━━━━━ DATA SECTION ━━━━━

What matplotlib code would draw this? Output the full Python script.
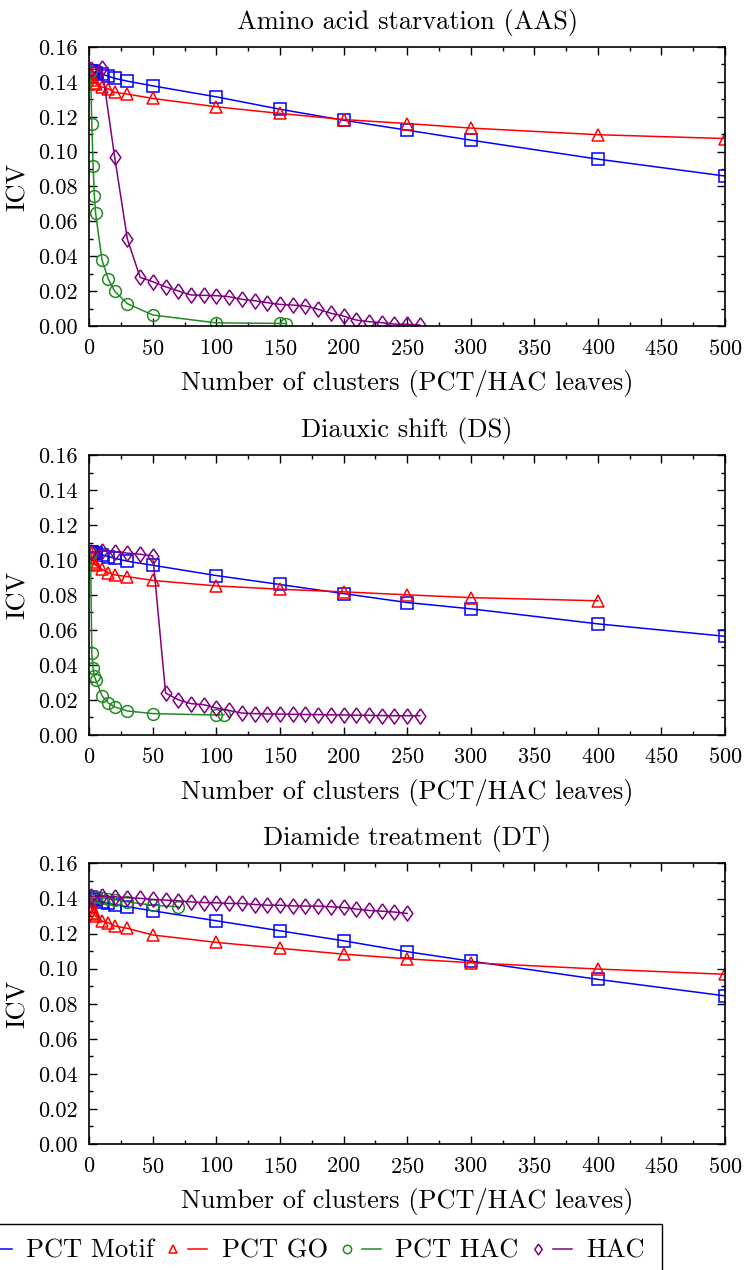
import numpy as np
import matplotlib
matplotlib.use("Agg")
import matplotlib.pyplot as plt
from matplotlib.lines import Line2D
from matplotlib.patches import Rectangle
from matplotlib.legend_handler import HandlerTuple
from matplotlib.ticker import MultipleLocator


plt.rcParams["font.family"] = ["cmr10", "DejaVu Serif"]
plt.rcParams["mathtext.fontset"] = "cm"
plt.rcParams["axes.formatter.use_mathtext"] = True

W, H = 744, 1270

TITLES = ["Amino acid starvation (AAS)", "Diauxic shift (DS)", "Diamide treatment (DT)"]

# number of clusters used for the PCT runs
X_PCT = [1, 2, 3, 4, 5, 10, 15, 20, 30, 50, 100, 150, 200, 250, 300, 400, 500]

# PCT Motif
motif_aas = [0.1463, 0.1460, 0.1457, 0.1455, 0.1452, 0.1445, 0.1432, 0.1420, 0.1404,
             0.1377, 0.1314, 0.1243, 0.1180, 0.1123, 0.1066, 0.0957, 0.0860]
motif_ds = [0.1046, 0.1044, 0.1042, 0.1040, 0.1038, 0.1029, 0.1020, 0.1010, 0.0993,
            0.0970, 0.0911, 0.0860, 0.0808, 0.0757, 0.0721, 0.0635, 0.0564]
motif_dt = [0.1410, 0.1405, 0.1400, 0.1395, 0.1390, 0.1381, 0.1372, 0.1366, 0.1353,
            0.1330, 0.1273, 0.1216, 0.1159, 0.1097, 0.1043, 0.0939, 0.0845]

# PCT GO (DS run stops at 400)
go_aas = [0.1450, 0.1430, 0.1410, 0.1395, 0.1390, 0.1370, 0.1360, 0.1340, 0.1330,
          0.1305, 0.1257, 0.1219, 0.1184, 0.1161, 0.1135, 0.1097, 0.1075]
go_ds = [0.1040, 0.1010, 0.0990, 0.0980, 0.0970, 0.0947, 0.0928, 0.0915, 0.0905,
         0.0883, 0.0852, 0.0833, 0.0818, 0.0801, 0.0785, 0.0767]
go_dt = [0.1380, 0.1350, 0.1320, 0.1310, 0.1300, 0.1271, 0.1261, 0.1243, 0.1230,
         0.1192, 0.1150, 0.1116, 0.1083, 0.1056, 0.1034, 0.0998, 0.0968]

# PCT HAC
pcthac_x_aas = [1, 2, 3, 4, 5, 10, 15, 20, 30, 50, 100, 150, 155]
pcthac_aas = [0.1460, 0.1156, 0.0919, 0.0745, 0.0646, 0.0378, 0.0268, 0.0199, 0.0128,
              0.0063, 0.0018, 0.0015, 0.0014]
pcthac_x_ds = [1, 2, 3, 4, 5, 10, 15, 20, 30, 50, 100, 106]
pcthac_ds = [0.1040, 0.0468, 0.0380, 0.0335, 0.0316, 0.0224, 0.0183, 0.0160, 0.0137,
             0.0122, 0.0114, 0.0116]
pcthac_x_dt = [1, 5, 10, 15, 20, 30, 50, 70]
pcthac_dt = [0.1410, 0.1410, 0.1405, 0.1400, 0.1394, 0.1381, 0.1362, 0.1353]

# plain HAC, cut every 10 leaves
hac_x_aas = [1] + list(range(10, 261, 10))
hac_aas = [0.1471, 0.1477, 0.0967, 0.0497, 0.0279, 0.0254, 0.0225, 0.0201, 0.0178,
           0.0176, 0.0174, 0.0168, 0.0153, 0.0145, 0.0134, 0.0124, 0.0120, 0.0115,
           0.0096, 0.0073, 0.0057, 0.0034, 0.0025, 0.0019, 0.0011, 0.0010, 0.0006]
hac_x_ds = [1] + list(range(10, 261, 10))
hac_ds = [0.1045, 0.1052, 0.1048, 0.1039, 0.1033, 0.1023, 0.0240, 0.0201, 0.0179,
          0.0173, 0.0154, 0.0140, 0.0125, 0.0122, 0.0120, 0.0119, 0.0118, 0.0117,
          0.0116, 0.0115, 0.0114, 0.0113, 0.0112, 0.0111, 0.0110, 0.0110, 0.0110]
hac_x_dt = [1] + list(range(10, 251, 10))
hac_dt = [0.1414, 0.1414, 0.1410, 0.1405, 0.1401, 0.1395, 0.1391, 0.1387, 0.1381,
          0.1377, 0.1376, 0.1372, 0.1372, 0.1366, 0.1362, 0.1362, 0.1358, 0.1357,
          0.1357, 0.1353, 0.1349, 0.1340, 0.1332, 0.1328, 0.1323, 0.1315]

# a diamond a bit wider than matplotlib's "d"
DIAMOND = [(0, 1), (0.7, 0), (0, -1), (-0.7, 0), (0, 1)]

STYLES = {
    "PCT Motif": dict(color="#0000ff", marker="s", ms=9),
    "PCT GO": dict(color="#ff0000", marker="^", ms=8.5),
    "PCT HAC": dict(color="#228b22", marker="o", ms=8.5),
    "HAC": dict(color="#800080", marker=DIAMOND, ms=11),
}

PANELS = [
    [(X_PCT, motif_aas), (X_PCT, go_aas), (pcthac_x_aas, pcthac_aas), (hac_x_aas, hac_aas)],
    [(X_PCT, motif_ds), (X_PCT[:len(go_ds)], go_ds), (pcthac_x_ds, pcthac_ds), (hac_x_ds, hac_ds)],
    [(X_PCT, motif_dt), (X_PCT, go_dt), (pcthac_x_dt, pcthac_dt), (hac_x_dt, hac_dt)],
]

# axes boxes as [left, bottom, width, height] in figure fractions
BOXES = [
    [0.1200, 0.7433, 0.8545, 0.2197],
    [0.1200, 0.4213, 0.8545, 0.2204],
    [0.1200, 0.0992, 0.8545, 0.2209],
]


def draw_panel(ax, series, title):
    """one ICV vs. number-of-clusters panel"""
    for name, (x, y) in zip(STYLES, series):
        st = STYLES[name]
        ax.plot(x, y, color=st["color"], lw=1.1, marker=st["marker"], ms=st["ms"],
                mfc="none", mec=st["color"], mew=1.1)
    ax.set_xlim(0, 500)
    ax.set_ylim(0, 0.16)
    ax.xaxis.set_major_locator(MultipleLocator(50))
    ax.xaxis.set_minor_locator(MultipleLocator(25))
    ax.yaxis.set_major_locator(MultipleLocator(0.02))
    ax.yaxis.set_minor_locator(MultipleLocator(0.01))
    ax.yaxis.set_major_formatter(lambda v, p: f"{v:.2f}")
    ax.tick_params(which="both", direction="in", top=True, right=True, labelsize=16)
    ax.tick_params(which="major", length=6, width=1)
    ax.tick_params(which="minor", length=3, width=1)
    ax.tick_params(axis="x", which="major", pad=9)
    ax.tick_params(axis="y", which="major", pad=8)
    for s in ax.spines.values():
        s.set_linewidth(1.2)
    ax.set_title(title, fontsize=19, pad=13)
    ax.set_ylabel("ICV", fontsize=19, labelpad=6)
    ax.set_xlabel("Number of clusters (PCT/HAC leaves)", fontsize=19, labelpad=8)


fig = plt.figure(figsize=(W / 100, H / 100), dpi=100)
for box, series, title in zip(BOXES, PANELS, TITLES):
    ax = fig.add_axes(box)
    draw_panel(ax, series, title)

# legend: marker first, then a short line segment, then the label
handles = []
for name, st in STYLES.items():
    mk = Line2D([], [], ls="none", marker=st["marker"], color=st["color"], mfc="none",
                ms=st["ms"] * 0.7, mew=1.1)
    ln = Line2D([], [], color=st["color"], lw=1.1)
    handles.append((mk, ln))
leg = fig.legend(handles, list(STYLES), handler_map={tuple: HandlerTuple(ndivide=None, pad=0.21)},
                 ncol=4, loc="upper right", bbox_to_anchor=(658 / W, 1 - 1226 / H),
                 fontsize=19, frameon=False, handlelength=1.65, handletextpad=0.55,
                 columnspacing=0.36, borderpad=0.0)

# open-bottomed box around the legend, running off the left and bottom edges
fig.add_artist(Rectangle((-10 / W, -20 / H), 672 / W, (H - 1224 + 20) / H,
                         transform=fig.transFigure, fill=False, ec="black", lw=1.0))

fig.savefig("out.png", dpi=100)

━━━━━

WORK REQUIRED:
Without the pictures, please reproduce each line of the listing above exactly, from the first one through the line bearing "W, H = 744, 1270".

THE ANSWER:
What matplotlib code would draw this? Output the full Python script.
import numpy as np
import matplotlib
matplotlib.use("Agg")
import matplotlib.pyplot as plt
from matplotlib.lines import Line2D
from matplotlib.patches import Rectangle
from matplotlib.legend_handler import HandlerTuple
from matplotlib.ticker import MultipleLocator


plt.rcParams["font.family"] = ["cmr10", "DejaVu Serif"]
plt.rcParams["mathtext.fontset"] = "cm"
plt.rcParams["axes.formatter.use_mathtext"] = True

W, H = 744, 1270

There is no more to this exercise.